On why officials couldn't cut through the red tape
Well, one could probably guess that somebody who could have done that didn't have the will to do that because I can tell you the mayor of Flint and Gen. McDaniel and the people of Flint were doing everything they could to make that happen.
And once Gen. McDaniel was able to get through that horrendous bidding process — as soon as we finally got that green light — he began working, and they've quickened the pace every week.
On efforts to create jobs to help in pipe replacement
Well, I can tell you that with the mayor and the plumbers union at the beginning of this, we sat down and made a commitment to working with licensed plumbers on the pipe replacement program, and the plumbers made a commitment to expanding their apprentice program and that has been done.

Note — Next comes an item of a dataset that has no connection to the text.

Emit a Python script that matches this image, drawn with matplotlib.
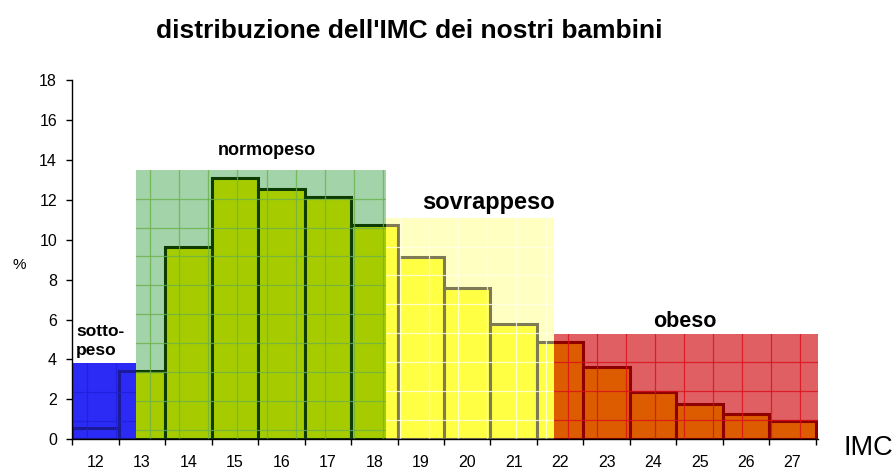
import matplotlib
matplotlib.use("Agg")
import matplotlib.pyplot as plt
from matplotlib.patches import Rectangle
import numpy as np

plt.rcParams['font.family'] = ['Liberation Sans', 'DejaVu Sans']

imc = [12, 13, 14, 15, 16, 17, 18, 19, 20, 21, 22, 23, 24, 25, 26, 27]
percent = [0.55, 3.4, 9.65, 13.1, 12.55, 12.15, 10.75, 9.15, 7.6, 5.8,
           4.9, 3.6, 2.35, 1.75, 1.25, 0.9]

region_names = ["sotto-\npeso", "normopeso", "sovrappeso", "obeso"]
region_start = [11.5, 12.87, 18.25, 21.86]
region_end = [12.87, 18.25, 21.86, 27.55]
region_top = [3.8, 13.5, 11.1, 5.3]

region_bg = ["#2b2bf5", "#a3d3a8", "#ffffc2", "#e05f63"]
region_bar = ["#2b2bf5", "#a6cc00", "#ffff44", "#dd5c00"]
region_edge = ["#1a1a9a", "#0d3b00", "#7d7a55", "#8e0000"]
region_grid = ["#1e1ed8", "#6cb04a", "#ffffe8", "#d8101a"]

fig = plt.figure(figsize=(8.96, 4.68), dpi=100)
ax = fig.add_axes([0.0807, 0.0613, 0.8323, 0.7677])
ax.set_xlim(11.5, 27.55)
ax.set_ylim(0, 18)

for i in range(len(region_names)):
    x0, x1, top = region_start[i], region_end[i], region_top[i]
    bg = Rectangle((x0, 0), x1 - x0, top, facecolor=region_bg[i],
                   edgecolor='none', zorder=1)
    ax.add_patch(bg)
    clip = Rectangle((x0, 0), x1 - x0, 18, transform=ax.transData)
    bars = ax.bar(imc, percent, width=1.0, color=region_bar[i],
                  edgecolor=region_edge[i], linewidth=2.2, zorder=2)
    for b in bars:
        b.set_clip_path(clip)
    # texture grid
    gclip = Rectangle((x0, 0), x1 - x0, top, transform=ax.transData)
    for gx in np.arange(x0 + 0.31, x1, 0.625):
        ln, = ax.plot([gx, gx], [0, top], color=region_grid[i], lw=0.9, zorder=3, alpha=0.8)
        ln.set_clip_path(gclip)
    for gy in np.arange(top - 1.446, 0, -1.446):
        ln, = ax.plot([x0, x1], [gy, gy], color=region_grid[i], lw=0.9, zorder=3, alpha=0.8)
        ln.set_clip_path(gclip)

for s in ['top', 'right']:
    ax.spines[s].set_visible(False)
for s in ['left', 'bottom']:
    ax.spines[s].set_zorder(5)
    ax.spines[s].set_linewidth(1.0)

edges = np.arange(11.5, 28.0, 1.0)
ax.set_xticks(edges)
ax.set_xticklabels([])
ax.set_xticks(imc, minor=True)
ax.set_xticklabels([str(v) for v in imc], minor=True)
ax.tick_params(axis='x', which='major', direction='out', length=4, width=1)
ax.tick_params(axis='x', which='minor', length=0, pad=11.5, labelsize=11.5)
ax.set_yticks(np.arange(0, 19, 2))
ax.tick_params(axis='y', direction='out', length=4, width=1, pad=7, labelsize=11.5)

label_x = [11.58, 15.68, 20.45, 24.68]
label_y = [5.8, 14.24, 11.54, 5.65]
label_size = [12.5, 13, 17, 15.5]
label_ha = ['left', 'center', 'center', 'center']
label_va = ['top', 'baseline', 'baseline', 'baseline']
for i in range(len(region_names)):
    ax.text(label_x[i], label_y[i], region_names[i], fontsize=label_size[i],
            fontweight='bold', ha=label_ha[i], va=label_va[i], zorder=6,
            linespacing=1.4)

fig.text(409 / 896, 1 - 31 / 468, "distribuzione dell'IMC dei nostri bambini",
         fontsize=19, fontweight='bold', ha='center', va='center')
fig.text(19 / 896, 1 - 265 / 468, "%", fontsize=11, ha='center', va='center')
fig.text(868 / 896, 1 - 448 / 468, "IMC", fontsize=19.5, ha='center', va='center')

fig.savefig("out.png", dpi=100)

So there have been collaborations that have resulted in vocational training that will progress into employment. Slowly, yes, there are more opportunities coming into Flint.
On how Flint compares to water issues in underdeveloped countries
Well, it ought to be a lot different. It ought to be just a one-time, oh my gosh, people weren't paying attention, and they were reckless, and now we figured it out, and now we fixed it.
But unfortunately, it feels more and more like a system in parts of the world where the government is corrupt, and there are too many hands that are involved that don't involve the people who are actually living in poverty. And the people who are living in poverty aren't empowered to be part of the solution.